TO make sure the Reproductive Health Law is fully implemented, President Rodrigo Duterte may issue an executive order requiring local government units to comply, Economic Planning Secretary Ernesto Pernia said Friday.
“We will ask the President to issue an EO to local government executives, to the municipality level, not just big cities and provinces, that the RPRH law is a law and that should be implemented fully,” Pernia said.
He added, however, that there will be no additional incentives for couples that choose to use a particular family planning method, as Davao City did when Duterte was mayor.
At the time, contraceptives were given freely to couples in health centers, and those who underwent a vasectomy or ligation received cash incentives.
“With the women employed… the number of children desired will go down. That is a built-in incentive,” Pernia said. “They do not need an extra incentive.”
Pernia said sex education in schools would also be pursued more aggressively this year.

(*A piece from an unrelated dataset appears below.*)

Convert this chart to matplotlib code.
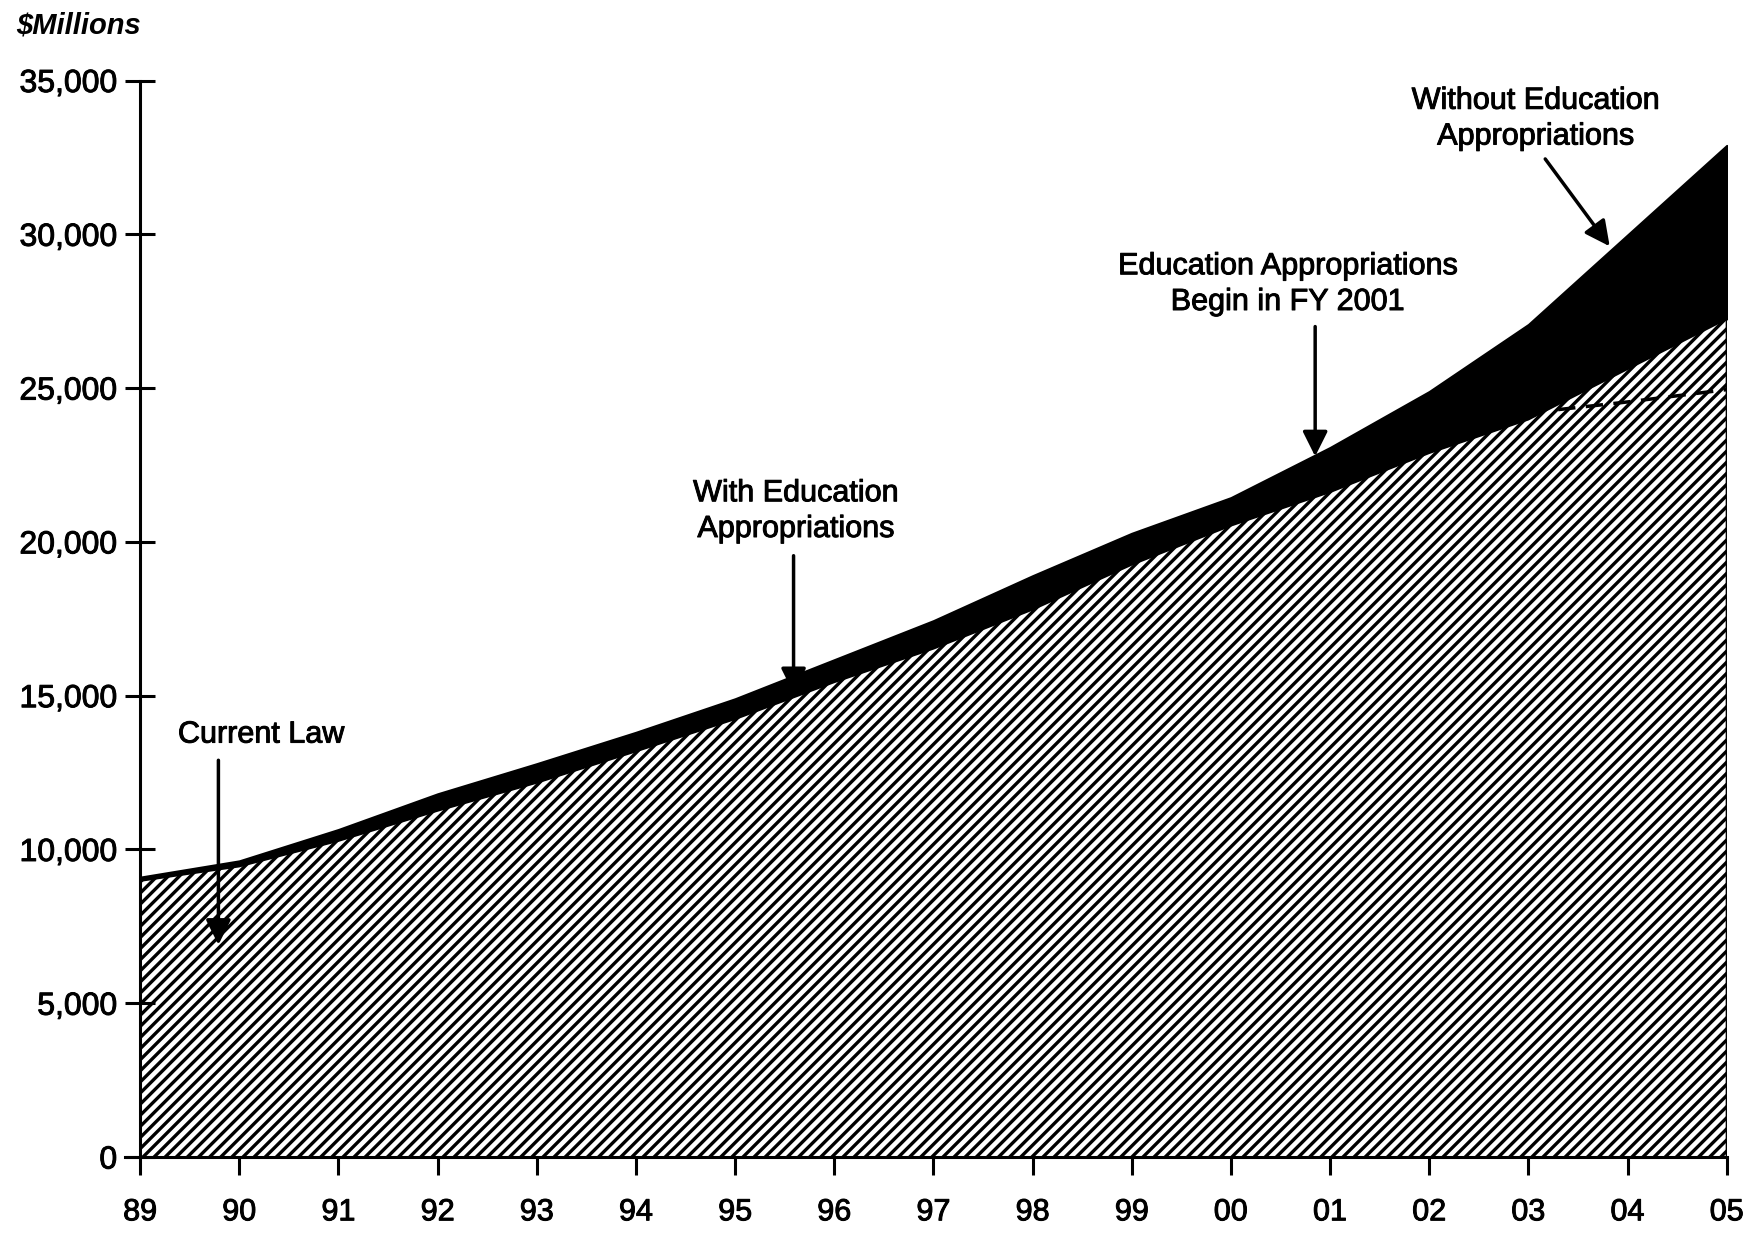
import numpy as np
import matplotlib.pyplot as plt
import matplotlib.patheffects as pe

plt.rcParams['font.family'] = ['Liberation Sans', 'DejaVu Sans']
plt.rcParams['hatch.linewidth'] = 2.4
plt.rcParams['hatch.color'] = 'black'

# fiscal years and values ($ millions)
years = [1989, 1990, 1991, 1992, 1993, 1994, 1995, 1996, 1997,
         1998, 1999, 2000, 2001, 2002, 2003, 2004, 2005]
current_law = [8980, 9450, 10280, 11260, 12170, 13190, 14240, 15440, 16530,
               17800, 19260, 20530, 21620, 22890, 23980, 25620, 27250]
without_educ = [9100, 9630, 10650, 11810, 12790, 13810, 14900, 16170, 17440,
                18900, 20280, 21440, 23070, 24890, 27070, 29980, 32890]
with_educ_years = [2003.3, 2004, 2005]
with_educ = [24300, 24550, 24950]

xtick_labels = ['89', '90', '91', '92', '93', '94', '95', '96', '97',
                '98', '99', '00', '01', '02', '03', '04', '05']
ytick_vals = [0, 5000, 10000, 15000, 20000, 25000, 30000, 35000]
ytick_labels = ['0', '5,000', '10,000', '15,000', '20,000', '25,000', '30,000', '35,000']

# slightly heavier strokes, like the scanned type
heavy = [pe.withStroke(linewidth=0.7, foreground='black')]

fig = plt.figure(figsize=(17.53, 12.33), dpi=100)
ax = fig.add_axes([0.0799, 0.0616, 0.9051, 0.8731])

ax.fill_between(years, current_law, without_educ, color='black', lw=1.5)
ax.fill_between(years, 0, current_law, facecolor='white', edgecolor='black',
                hatch='///', lw=1.5)
ax.plot(with_educ_years, with_educ, color='black', lw=2.5, ls=(0, (5, 3)))

ax.set_xlim(1989, 2005)
ax.set_ylim(0, 35000)
ax.set_xticks(years)
ax.set_xticklabels(xtick_labels)
ax.set_yticks(ytick_vals)
ax.set_yticklabels(ytick_labels)

for s in ['top', 'right']:
    ax.spines[s].set_visible(False)
for s in ['left', 'bottom']:
    ax.spines[s].set_linewidth(2.2)
ax.spines['bottom'].set_bounds(1988.85, 2005)

ax.tick_params(axis='x', direction='out', length=13, width=2.2, pad=16, labelsize=22)
ax.tick_params(axis='y', direction='inout', length=21, width=2.2, pad=6, labelsize=23)
for lab in ax.get_xticklabels() + ax.get_yticklabels():
    lab.set_path_effects(heavy)

fig.text(0.009, 0.979, '$Millions', fontsize=21, style='italic', weight='bold',
         ha='left', va='center')

arrow = dict(arrowstyle='-|>', lw=2.5, color='black', mutation_scale=38,
             shrinkA=0, shrinkB=0)
fs = 22

t1 = ax.text(1990.22, 13735, 'Current Law', fontsize=fs, ha='center', va='center')
ax.annotate('', xy=(1989.79, 6900), xytext=(1989.79, 12900), arrowprops=arrow)

t2 = ax.text(1995.61, 21000, 'With Education\nAppropriations', fontsize=fs,
             ha='center', va='center', linespacing=1.25)
ax.annotate('', xy=(1995.59, 15080), xytext=(1995.59, 19550), arrowprops=arrow)

t3 = ax.text(2000.57, 28380, 'Education Appropriations\nBegin in FY 2001', fontsize=fs,
             ha='center', va='center', linespacing=1.25)
ax.annotate('', xy=(2000.85, 22780), xytext=(2000.85, 27000), arrowprops=arrow)

t4 = ax.text(2003.07, 33760, 'Without Education\nAppropriations', fontsize=fs,
             ha='center', va='center', linespacing=1.25)
ax.annotate('', xy=(2003.82, 29610), xytext=(2003.17, 32450), arrowprops=arrow)

for t in [t1, t2, t3, t4]:
    t.set_path_effects(heavy)

plt.savefig('out.png', dpi=100)
plt.close(fig)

“We can do that right away. The materials are already there… the manuals are ready to go. The new Education secretary is in the same page as far as implementing the provision,” Pernia said.
He said students must be fully informed about the hazards of unwanted pregnancy.
A study commissioned by the UN Population Fund shows that the fertility rate of the country stood at three percent in 2013, the highest across Southeast Asia.
“It would be disheartening to see that years down the road, Lao PDR and Cambodia will enjoy the dividends associated with the demographic transition and transform their economies to the level that will improve the lives of millions of their citizens while the Philippines continues to languish in the high population growth-high poverty incidence trap,” the UN study said.
Economic managers of the Duterte administration earlier said that they aim to reduce poverty incidence in the country by 1.25 to 1.5 percentage points every year. This will result in a reduction in poverty incidence from the current 26 percent to about 20 percent at the end of Duterte’s term.
Pernia said this would be feasible if rapid economic growth was accompanied by an increase in jobs for the poorer sectors of the population.